* [Exercise description]: Extract the lines from the first line of the records below through the line containing "var svgHeight = 511;", inclusive, and reproduce them exactly as written.

§ §

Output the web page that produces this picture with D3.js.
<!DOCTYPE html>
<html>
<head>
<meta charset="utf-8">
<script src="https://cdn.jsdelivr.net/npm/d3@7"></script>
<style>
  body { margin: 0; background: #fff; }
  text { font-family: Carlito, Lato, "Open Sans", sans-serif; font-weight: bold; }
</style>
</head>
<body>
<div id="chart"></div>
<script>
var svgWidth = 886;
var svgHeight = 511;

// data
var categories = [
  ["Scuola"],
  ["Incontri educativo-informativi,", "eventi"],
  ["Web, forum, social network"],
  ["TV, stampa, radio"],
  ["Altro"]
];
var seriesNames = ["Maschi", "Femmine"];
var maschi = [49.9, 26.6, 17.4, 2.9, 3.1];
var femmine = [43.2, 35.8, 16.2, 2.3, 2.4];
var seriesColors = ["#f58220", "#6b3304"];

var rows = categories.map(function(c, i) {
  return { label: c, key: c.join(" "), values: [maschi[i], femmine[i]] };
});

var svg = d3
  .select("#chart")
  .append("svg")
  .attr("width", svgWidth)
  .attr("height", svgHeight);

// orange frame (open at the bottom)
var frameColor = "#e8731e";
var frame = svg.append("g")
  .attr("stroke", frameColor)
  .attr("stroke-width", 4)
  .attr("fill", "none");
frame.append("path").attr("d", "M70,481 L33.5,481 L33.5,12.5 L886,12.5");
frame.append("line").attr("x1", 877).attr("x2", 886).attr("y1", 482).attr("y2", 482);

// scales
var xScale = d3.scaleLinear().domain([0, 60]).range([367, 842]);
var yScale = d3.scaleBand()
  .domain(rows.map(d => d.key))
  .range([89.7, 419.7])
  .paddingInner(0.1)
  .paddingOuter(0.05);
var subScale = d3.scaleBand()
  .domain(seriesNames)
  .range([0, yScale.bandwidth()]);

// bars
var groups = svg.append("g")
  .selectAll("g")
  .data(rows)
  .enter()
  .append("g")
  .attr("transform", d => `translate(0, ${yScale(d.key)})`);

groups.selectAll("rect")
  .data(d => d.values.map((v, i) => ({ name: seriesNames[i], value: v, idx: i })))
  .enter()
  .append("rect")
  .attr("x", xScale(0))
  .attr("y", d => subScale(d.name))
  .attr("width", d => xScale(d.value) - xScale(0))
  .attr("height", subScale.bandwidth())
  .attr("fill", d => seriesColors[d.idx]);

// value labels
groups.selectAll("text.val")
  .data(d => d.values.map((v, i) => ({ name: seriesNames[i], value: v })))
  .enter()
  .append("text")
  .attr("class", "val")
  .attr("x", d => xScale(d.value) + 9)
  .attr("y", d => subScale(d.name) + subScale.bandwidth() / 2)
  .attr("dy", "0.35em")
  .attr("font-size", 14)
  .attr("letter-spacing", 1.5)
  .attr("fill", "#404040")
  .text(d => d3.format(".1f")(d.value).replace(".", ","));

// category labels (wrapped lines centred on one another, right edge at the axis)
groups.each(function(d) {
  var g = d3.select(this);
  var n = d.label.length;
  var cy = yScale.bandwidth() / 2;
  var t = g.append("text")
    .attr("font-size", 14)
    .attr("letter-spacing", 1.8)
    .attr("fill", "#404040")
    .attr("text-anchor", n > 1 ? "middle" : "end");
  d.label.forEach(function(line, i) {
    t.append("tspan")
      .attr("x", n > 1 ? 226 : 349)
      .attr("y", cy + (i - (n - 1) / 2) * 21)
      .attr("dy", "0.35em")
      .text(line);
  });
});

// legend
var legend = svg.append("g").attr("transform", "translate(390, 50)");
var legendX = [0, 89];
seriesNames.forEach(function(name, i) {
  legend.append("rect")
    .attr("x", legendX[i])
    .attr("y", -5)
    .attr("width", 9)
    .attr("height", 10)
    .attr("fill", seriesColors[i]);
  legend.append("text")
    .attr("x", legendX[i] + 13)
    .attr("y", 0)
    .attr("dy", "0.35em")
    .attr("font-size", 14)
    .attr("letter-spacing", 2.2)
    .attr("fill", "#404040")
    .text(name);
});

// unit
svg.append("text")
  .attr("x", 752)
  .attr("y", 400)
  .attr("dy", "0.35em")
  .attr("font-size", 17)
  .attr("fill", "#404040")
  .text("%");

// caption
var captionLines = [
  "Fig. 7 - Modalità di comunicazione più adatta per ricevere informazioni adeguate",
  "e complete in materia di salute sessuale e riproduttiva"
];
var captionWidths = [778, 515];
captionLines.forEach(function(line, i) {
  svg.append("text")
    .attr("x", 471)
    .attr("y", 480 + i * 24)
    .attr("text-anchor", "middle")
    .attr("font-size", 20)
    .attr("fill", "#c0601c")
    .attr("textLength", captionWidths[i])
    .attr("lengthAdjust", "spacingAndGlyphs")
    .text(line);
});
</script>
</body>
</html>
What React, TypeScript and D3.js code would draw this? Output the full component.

§ §

* [Response below]:
Output the web page that produces this picture with D3.js.
<!DOCTYPE html>
<html>
<head>
<meta charset="utf-8">
<script src="https://cdn.jsdelivr.net/npm/d3@7"></script>
<style>
  body { margin: 0; background: #fff; }
  text { font-family: Carlito, Lato, "Open Sans", sans-serif; font-weight: bold; }
</style>
</head>
<body>
<div id="chart"></div>
<script>
var svgWidth = 886;
var svgHeight = 511;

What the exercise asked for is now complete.